Blue skies - happy days!


The other day I went for a ride. Nothing particularly surprising about that, I ride my bike fairly frequently. But my mind was different. For the first time I was not worrying about whether my body was going to seize up on me, not getting frustrated that everybody else can ride without getting broken but I can't. I was just riding, going with the flow and enjoying myself.


Challenging
The first half of this year has been full of challenges. I have pushed myself to overcome the mental and physical barriers that have stopped me from doing fun things like mountain biking. I have watched others easily pick up bikes and ride things which terrify me and I have been frustrated. I told myself I was happy with what I had achieved, that I was able to ride things that I couldn't before, but I still felt frustrated.

I watched my friends fill their lives with activities, on bike and off, while I just felt tired. I wondered how these people fit so much into their lives, when I was struggling just coping with work. I tried to do things, to cook, to ride, to be social, but I just ended up curled up with a book, trying to get away from the world.

Small moments of joy
I felt like I fought so hard, but I had nothing left. I was worried that this was the rest of my life, watching others live, while I struggled to get through each day. I remembered having energy, feeling like life was full of interesting and wonderful things, but I didn't know how to get back there. I had set my sights on a goal upstream and I was trying my hardest to get there, but the current was just too strong.
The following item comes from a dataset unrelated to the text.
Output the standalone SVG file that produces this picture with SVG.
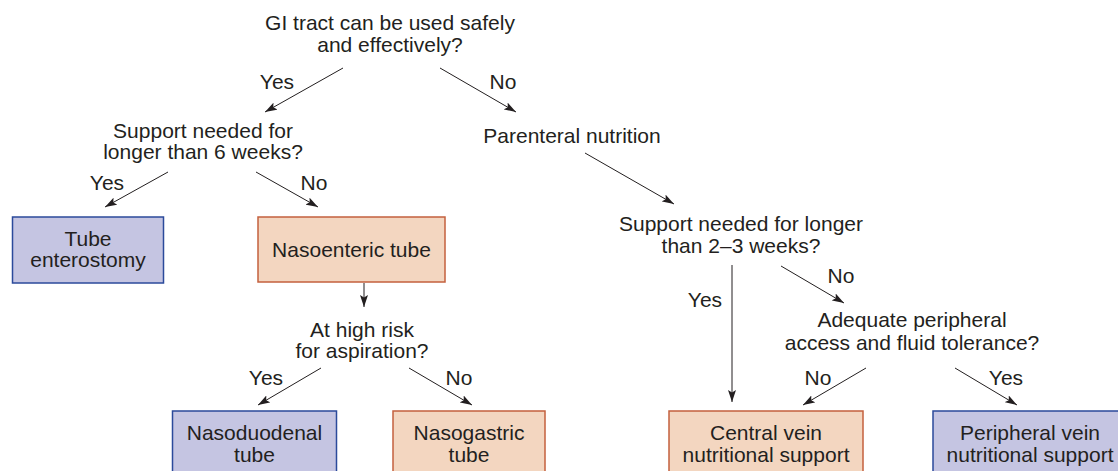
<svg xmlns="http://www.w3.org/2000/svg" width="1118" height="471" viewBox="0 0 1118 471">
<style>
text{font-family:"Liberation Sans",Arial,Helvetica,sans-serif;font-size:21px;fill:#231f20;text-anchor:middle}
.blue{fill:#c5c5e2;stroke:#2b4a9b;stroke-width:1.5}
.peach{fill:#f3d6c0;stroke:#c4603e;stroke-width:1.5}
.c line{stroke:#231f20;stroke-width:1;marker-end:url(#ah)}
</style>
<defs>
<marker id="ah" markerUnits="userSpaceOnUse" markerWidth="12" markerHeight="8" refX="12" refY="4" orient="auto">
<path d="M0,0 L12,4 L0,8 L2.5,4 z" fill="#231f20"/>
</marker>
</defs>
<rect width="1118" height="471" fill="#ffffff"/>
<g id="q-gi">
<text x="390" y="30">GI tract can be used safely</text>
<text x="390" y="52">and effectively?</text>
</g>
<g id="q-6weeks">
<text x="203" y="138">Support needed for</text>
<text x="203" y="159">longer than 6 weeks?</text>
</g>
<g id="parenteral">
<text x="572" y="143">Parenteral nutrition</text>
</g>
<g id="tube-enterostomy">
<rect class="blue" x="12.5" y="217" width="151" height="66"/>
<text x="88" y="246">Tube</text>
<text x="88" y="267">enterostomy</text>
</g>
<g id="nasoenteric">
<rect class="peach" x="258" y="217" width="187" height="65"/>
<text x="351.5" y="257">Nasoenteric tube</text>
</g>
<g id="q-aspiration">
<text x="362" y="337">At high risk</text>
<text x="362" y="358">for aspiration?</text>
</g>
<g id="nasoduodenal">
<rect class="blue" x="172.5" y="411" width="164" height="70"/>
<text x="254.5" y="440">Nasoduodenal</text>
<text x="254.5" y="462">tube</text>
</g>
<g id="nasogastric">
<rect class="peach" x="393" y="411" width="152" height="70"/>
<text x="469" y="440">Nasogastric</text>
<text x="469" y="462">tube</text>
</g>
<g id="q-23weeks">
<text x="741" y="231">Support needed for longer</text>
<text x="741" y="253">than 2–3 weeks?</text>
</g>
<g id="q-peripheral">
<text x="912" y="327">Adequate peripheral</text>
<text x="912" y="350">access and fluid tolerance?</text>
</g>
<g id="central-vein">
<rect class="peach" x="669" y="411" width="194" height="70"/>
<text x="766" y="440">Central vein</text>
<text x="766" y="462">nutritional support</text>
</g>
<g id="peripheral-vein">
<rect class="blue" x="933" y="411" width="194" height="70"/>
<text x="1030" y="440">Peripheral vein</text>
<text x="1030" y="462">nutritional support</text>
</g>
<g id="connectors" class="c">
<line x1="343" y1="68" x2="265" y2="112"/>
<text x="277" y="89">Yes</text>
<line x1="440" y1="68" x2="516" y2="112"/>
<text x="503" y="89">No</text>
<line x1="168" y1="172" x2="105" y2="207"/>
<text x="107" y="190">Yes</text>
<line x1="256" y1="172" x2="318" y2="207"/>
<text x="314" y="190">No</text>
<line x1="364" y1="283" x2="364" y2="307"/>
<line x1="321" y1="368" x2="258" y2="405"/>
<text x="266" y="385">Yes</text>
<line x1="409" y1="368" x2="472" y2="405"/>
<text x="459" y="385">No</text>
<line x1="585" y1="153" x2="674" y2="204"/>
<line x1="732" y1="265" x2="732" y2="402"/>
<text x="705" y="307">Yes</text>
<line x1="781" y1="266" x2="844" y2="303"/>
<text x="841" y="283">No</text>
<line x1="866" y1="368" x2="803" y2="405"/>
<text x="818" y="385">No</text>
<line x1="955" y1="368" x2="1017" y2="405"/>
<text x="1006" y="385">Yes</text>
</g>
</svg>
I'd been keeping an eye on a movie I wanted to see, which a friend of mine helped put together. The movie is called "Embrace" and, while I haven't seen it yet, one of the questions it puts to people is to describe their bodies in just one word. My instantaneous response to that was "frustrated". I was frustrated at my body's inability to do the things I wanted to do. But I was blaming the wrong part of me.

More blue skies
The night before I went for a ride, I finally let go. I "treated myself" by watching some meditation videos that I'd been meaning to watch for ages and hadn't because I hadn't done all the other things that I kept telling myself I needed to do. I lay on the couch, in the warmth, and listened to a beautiful soothing voice. And then I relaxed.
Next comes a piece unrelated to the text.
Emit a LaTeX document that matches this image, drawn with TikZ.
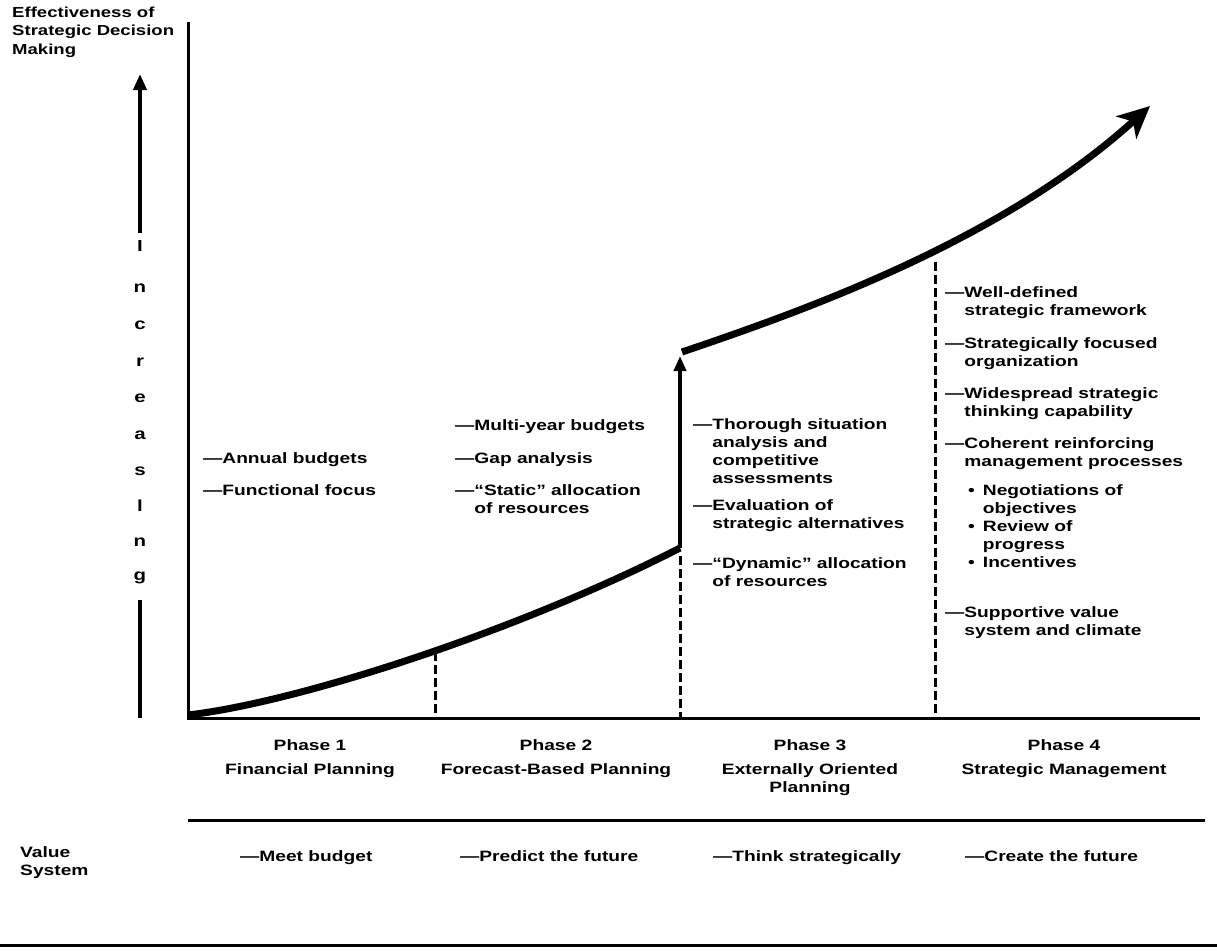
\documentclass[tikz,border=0pt]{standalone}
\usepackage{fontspec}
\setmainfont{Liberation Sans}[FakeStretch=1.28]
\usetikzlibrary{arrows.meta}
\begin{document}
\begin{tikzpicture}[x=1pt,y=-1pt,
  fnt/.style={font=\fontsize{15}{18}\selectfont\bfseries},
  lbl/.style={fnt,anchor=base west,inner sep=0},
  ctr/.style={fnt,anchor=base,inner sep=0},
  axis/.style={line width=3pt},
  rule/.style={line width=3pt},
  divider/.style={line width=3pt,dash pattern=on 9pt off 4pt},
  growth/.style={line width=7pt},
  letter/.style={font=\fontsize{16}{18}\selectfont\bfseries,anchor=center,inner sep=0}]
\useasboundingbox (0,0) rectangle (1217,951);
\fill[white] (0,0) rectangle (1217,951);

% y-axis label
\node[lbl] (ylab) at (12,17) {\fontsize{14.5}{18.5}\selectfont\begin{tabular}[t]{@{}l@{}}Effectiveness of\\Strategic Decision\\Making\end{tabular}};

% axes
\coordinate (O) at (188,718);
\coordinate (Ytop) at (188,22);
\coordinate (Xend) at (1200,718);
\draw[axis] (Ytop) -- (O) -- (Xend);

% "Increasing" arrow
\coordinate (Ia) at (140,233);
\coordinate (Ib) at (140,74);
\draw[line width=4.5pt,-{Triangle[length=16pt,width=13pt]}] (Ia) -- (Ib);
\foreach \c/\yy in {I/246,n/288,c/325,r/362,e/398,a/435,s/471,l/506,n/542,g/578}
  \node[letter] at (140,\yy) {\c};
\coordinate (Ic) at (140,600);
\coordinate (Id) at (140,718);
\draw[line width=4.5pt] (Ic) -- (Id);

% growth curve
\coordinate (G0) at (188,715);
\coordinate (J1) at (680,548);
\coordinate (J2) at (680,356);
\coordinate (G2) at (682,352);
\coordinate (Gend) at (1150,106);
\draw[growth] (G0) .. controls (300,702) and (520,630) .. (J1);
\draw[line width=4pt,-{Triangle[length=15pt,width=12pt]}] (J1) -- (J2);
\draw[growth,-{Stealth[length=32pt,width=30pt,inset=9pt]}] (G2) .. controls (800,312) and (1000,242) .. (Gend);

% phase dividers
\coordinate (D1) at (435,652);
\coordinate (D1b) at (435,718);
\coordinate (D2) at (680,556);
\coordinate (D2b) at (680,718);
\coordinate (D3) at (935,262);
\coordinate (D3b) at (935,718);
\draw[divider] (D1) -- (D1b);
\draw[divider] (D2) -- (D2b);
\draw[divider] (D3) -- (D3b);

% phase 1
\node[lbl] (p1a) at (203,463) {—Annual budgets};
\node[lbl] (p1b) at (203,495) {—Functional focus};
% phase 2
\node[lbl] (p2a) at (455,430) {—Multi-year budgets};
\node[lbl] (p2b) at (455,463) {—Gap analysis};
\node[lbl] (p2c) at (455,495) {\begin{tabular}[t]{@{}l@{}l@{}}—&``Static'' allocation\\&of resources\end{tabular}};
% phase 3
\node[lbl] (p3a) at (693,429) {\begin{tabular}[t]{@{}l@{}l@{}}—&Thorough situation\\&analysis and\\&competitive\\&assessments\end{tabular}};
\node[lbl] (p3b) at (693,510) {\begin{tabular}[t]{@{}l@{}l@{}}—&Evaluation of\\&strategic alternatives\end{tabular}};
\node[lbl] (p3c) at (693,568) {\begin{tabular}[t]{@{}l@{}l@{}}—&``Dynamic'' allocation\\&of resources\end{tabular}};
% phase 4
\node[lbl] (p4a) at (945,297) {\begin{tabular}[t]{@{}l@{}l@{}}—&Well-defined\\&strategic framework\end{tabular}};
\node[lbl] (p4b) at (945,348) {\begin{tabular}[t]{@{}l@{}l@{}}—&Strategically focused\\&organization\end{tabular}};
\node[lbl] (p4c) at (945,398) {\begin{tabular}[t]{@{}l@{}l@{}}—&Widespread strategic\\&thinking capability\end{tabular}};
\node[lbl] (p4d) at (945,448) {\begin{tabular}[t]{@{}l@{}l@{}}—&Coherent reinforcing\\&management processes\end{tabular}};
\node[lbl] (p4e) at (968,495) {\begin{tabular}[t]{@{}l@{\hspace{8pt}}l@{}}\textbullet&Negotiations of\\&objectives\\\textbullet&Review of\\&progress\\\textbullet&Incentives\end{tabular}};
\node[lbl] (p4f) at (945,617) {\begin{tabular}[t]{@{}l@{}l@{}}—&Supportive value\\&system and climate\end{tabular}};

% phase labels
\node[ctr] (ph1) at (310,750) {\begin{tabular}[t]{@{}c@{}}Phase 1\\[6pt]Financial Planning\end{tabular}};
\node[ctr] (ph2) at (556,750) {\begin{tabular}[t]{@{}c@{}}Phase 2\\[6pt]Forecast-Based Planning\end{tabular}};
\node[ctr] (ph3) at (810,750) {\begin{tabular}[t]{@{}c@{}}Phase 3\\[6pt]Externally Oriented\\Planning\end{tabular}};
\node[ctr] (ph4) at (1064,750) {\begin{tabular}[t]{@{}c@{}}Phase 4\\[6pt]Strategic Management\end{tabular}};

% rules
\coordinate (R1a) at (188,820);
\coordinate (R1b) at (1205,820);
\draw[rule] (R1a) -- (R1b);
\coordinate (R2a) at (0,945);
\coordinate (R2b) at (1217,945);
\draw[rule] (R2a) -- (R2b);

% value system
\node[lbl] (vs) at (20,857) {\begin{tabular}[t]{@{}l@{}}Value\\System\end{tabular}};
\node[lbl] (v1) at (240,861) {—Meet budget};
\node[lbl] (v2) at (460,861) {—Predict the future};
\node[lbl] (v3) at (713,861) {—Think strategically};
\node[lbl] (v4) at (965,861) {—Create the future};
\end{tikzpicture}
\end{document}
The next morning, when I got up, instead of focusing on whether or not I would make it up the hills, whether I would complete the distance I wanted to do, I told my body it felt good. I told my body that it was going to be an awesome day. I told my body that it was going to be fine. And I told my mind that it didn't matter how far, or how fast. I told my mind that the day was going to be awesome, that I would go with the flow.


Then I got on my bike and rode under blue skies with my best mate by my side. And you know what? It doesn't get much more awesome than that!

Riding with my best mate - good times!